[THE DATA start]

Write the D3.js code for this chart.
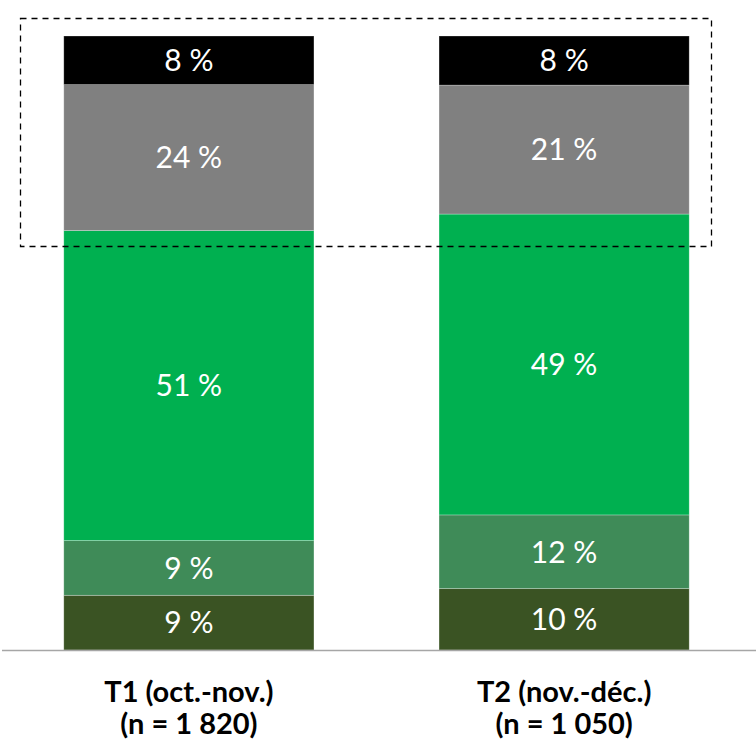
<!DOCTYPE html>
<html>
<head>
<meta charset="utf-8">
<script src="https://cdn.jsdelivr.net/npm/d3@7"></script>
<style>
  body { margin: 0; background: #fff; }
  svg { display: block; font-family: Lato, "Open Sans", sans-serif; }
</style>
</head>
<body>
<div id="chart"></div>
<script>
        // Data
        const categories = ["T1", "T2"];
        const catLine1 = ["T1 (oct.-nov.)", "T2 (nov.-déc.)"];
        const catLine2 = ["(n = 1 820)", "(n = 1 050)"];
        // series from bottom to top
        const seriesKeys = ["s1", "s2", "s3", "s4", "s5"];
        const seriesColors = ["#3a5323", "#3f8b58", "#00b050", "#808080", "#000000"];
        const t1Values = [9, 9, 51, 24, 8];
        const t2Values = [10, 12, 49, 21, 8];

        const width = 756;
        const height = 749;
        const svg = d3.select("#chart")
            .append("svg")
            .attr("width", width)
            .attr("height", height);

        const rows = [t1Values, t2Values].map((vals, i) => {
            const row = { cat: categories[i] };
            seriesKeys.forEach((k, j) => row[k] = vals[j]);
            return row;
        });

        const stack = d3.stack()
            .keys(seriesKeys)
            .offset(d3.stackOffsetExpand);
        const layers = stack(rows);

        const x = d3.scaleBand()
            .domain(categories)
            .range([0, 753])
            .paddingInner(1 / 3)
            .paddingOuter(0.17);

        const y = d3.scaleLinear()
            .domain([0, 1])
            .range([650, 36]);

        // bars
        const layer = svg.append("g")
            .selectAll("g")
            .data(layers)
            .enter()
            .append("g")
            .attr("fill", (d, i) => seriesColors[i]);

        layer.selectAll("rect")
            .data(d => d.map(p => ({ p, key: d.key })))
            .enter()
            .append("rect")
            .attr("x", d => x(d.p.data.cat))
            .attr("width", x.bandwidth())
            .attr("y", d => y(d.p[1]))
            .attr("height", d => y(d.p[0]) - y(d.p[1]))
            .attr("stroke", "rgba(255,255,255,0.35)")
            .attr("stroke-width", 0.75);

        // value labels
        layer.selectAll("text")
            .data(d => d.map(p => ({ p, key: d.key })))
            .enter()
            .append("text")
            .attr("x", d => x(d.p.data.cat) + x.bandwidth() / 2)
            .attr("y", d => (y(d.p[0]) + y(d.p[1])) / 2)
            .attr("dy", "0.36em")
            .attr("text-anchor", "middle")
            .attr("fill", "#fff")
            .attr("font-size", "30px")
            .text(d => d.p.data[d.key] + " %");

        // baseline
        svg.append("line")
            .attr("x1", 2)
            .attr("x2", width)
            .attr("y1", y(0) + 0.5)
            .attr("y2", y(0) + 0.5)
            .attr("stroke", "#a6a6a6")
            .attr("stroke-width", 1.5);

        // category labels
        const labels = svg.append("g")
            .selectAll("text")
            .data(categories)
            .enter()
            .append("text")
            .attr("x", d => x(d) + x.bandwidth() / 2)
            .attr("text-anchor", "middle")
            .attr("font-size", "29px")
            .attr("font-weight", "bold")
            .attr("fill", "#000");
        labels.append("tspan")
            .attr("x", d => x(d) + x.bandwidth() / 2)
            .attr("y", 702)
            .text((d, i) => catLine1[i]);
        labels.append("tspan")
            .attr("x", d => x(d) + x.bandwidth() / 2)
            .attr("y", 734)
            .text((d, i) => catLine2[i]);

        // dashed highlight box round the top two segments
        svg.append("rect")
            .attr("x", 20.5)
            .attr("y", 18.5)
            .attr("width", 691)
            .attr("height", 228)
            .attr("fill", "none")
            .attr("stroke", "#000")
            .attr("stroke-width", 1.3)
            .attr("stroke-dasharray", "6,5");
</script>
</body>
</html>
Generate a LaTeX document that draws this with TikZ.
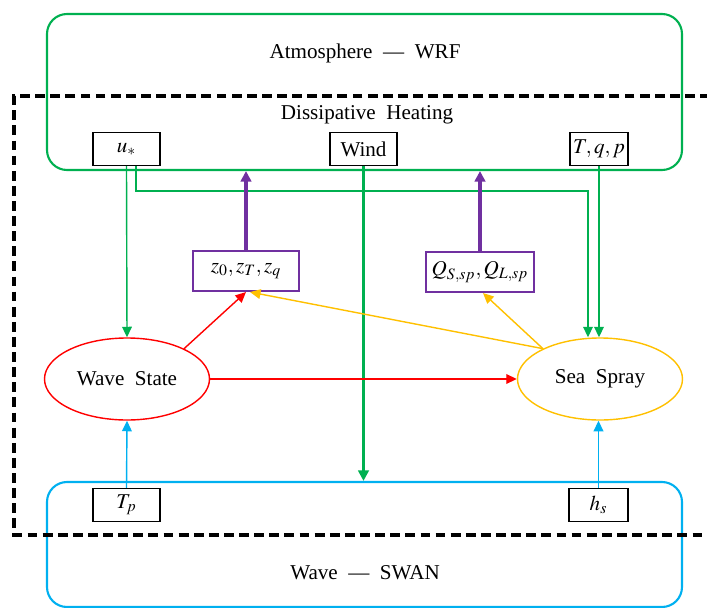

[THE DATA end]

TASK REQUIREMENTS: Leave the pictures out, and transcribe each of the records exactly.

RESPONSE:
Write the D3.js code for this chart.
<!DOCTYPE html>
<html>
<head>
<meta charset="utf-8">
<script src="https://cdn.jsdelivr.net/npm/d3@7"></script>
<style>
  body { margin: 0; background: #fff; }
  svg { display: block; font-family: Lato, "Open Sans", sans-serif; }
</style>
</head>
<body>
<div id="chart"></div>
<script>
        // Data
        const categories = ["T1", "T2"];
        const catLine1 = ["T1 (oct.-nov.)", "T2 (nov.-déc.)"];
        const catLine2 = ["(n = 1 820)", "(n = 1 050)"];
        // series from bottom to top
        const seriesKeys = ["s1", "s2", "s3", "s4", "s5"];
        const seriesColors = ["#3a5323", "#3f8b58", "#00b050", "#808080", "#000000"];
        const t1Values = [9, 9, 51, 24, 8];
        const t2Values = [10, 12, 49, 21, 8];

        const width = 756;
        const height = 749;
        const svg = d3.select("#chart")
            .append("svg")
            .attr("width", width)
            .attr("height", height);

        const rows = [t1Values, t2Values].map((vals, i) => {
            const row = { cat: categories[i] };
            seriesKeys.forEach((k, j) => row[k] = vals[j]);
            return row;
        });

        const stack = d3.stack()
            .keys(seriesKeys)
            .offset(d3.stackOffsetExpand);
        const layers = stack(rows);

        const x = d3.scaleBand()
            .domain(categories)
            .range([0, 753])
            .paddingInner(1 / 3)
            .paddingOuter(0.17);

        const y = d3.scaleLinear()
            .domain([0, 1])
            .range([650, 36]);

        // bars
        const layer = svg.append("g")
            .selectAll("g")
            .data(layers)
            .enter()
            .append("g")
            .attr("fill", (d, i) => seriesColors[i]);

        layer.selectAll("rect")
            .data(d => d.map(p => ({ p, key: d.key })))
            .enter()
            .append("rect")
            .attr("x", d => x(d.p.data.cat))
            .attr("width", x.bandwidth())
            .attr("y", d => y(d.p[1]))
            .attr("height", d => y(d.p[0]) - y(d.p[1]))
            .attr("stroke", "rgba(255,255,255,0.35)")
            .attr("stroke-width", 0.75);

        // value labels
        layer.selectAll("text")
            .data(d => d.map(p => ({ p, key: d.key })))
            .enter()
            .append("text")
            .attr("x", d => x(d.p.data.cat) + x.bandwidth() / 2)
            .attr("y", d => (y(d.p[0]) + y(d.p[1])) / 2)
            .attr("dy", "0.36em")
            .attr("text-anchor", "middle")
            .attr("fill", "#fff")
            .attr("font-size", "30px")
            .text(d => d.p.data[d.key] + " %");

        // baseline
        svg.append("line")
            .attr("x1", 2)
            .attr("x2", width)
            .attr("y1", y(0) + 0.5)
            .attr("y2", y(0) + 0.5)
            .attr("stroke", "#a6a6a6")
            .attr("stroke-width", 1.5);

        // category labels
        const labels = svg.append("g")
            .selectAll("text")
            .data(categories)
            .enter()
            .append("text")
            .attr("x", d => x(d) + x.bandwidth() / 2)
            .attr("text-anchor", "middle")
            .attr("font-size", "29px")
            .attr("font-weight", "bold")
            .attr("fill", "#000");
        labels.append("tspan")
            .attr("x", d => x(d) + x.bandwidth() / 2)
            .attr("y", 702)
            .text((d, i) => catLine1[i]);
        labels.append("tspan")
            .attr("x", d => x(d) + x.bandwidth() / 2)
            .attr("y", 734)
            .text((d, i) => catLine2[i]);

        // dashed highlight box round the top two segments
        svg.append("rect")
            .attr("x", 20.5)
            .attr("y", 18.5)
            .attr("width", 691)
            .attr("height", 228)
            .attr("fill", "none")
            .attr("stroke", "#000")
            .attr("stroke-width", 1.3)
            .attr("stroke-dasharray", "6,5");
</script>
</body>
</html>
Generate a LaTeX document that draws this with TikZ.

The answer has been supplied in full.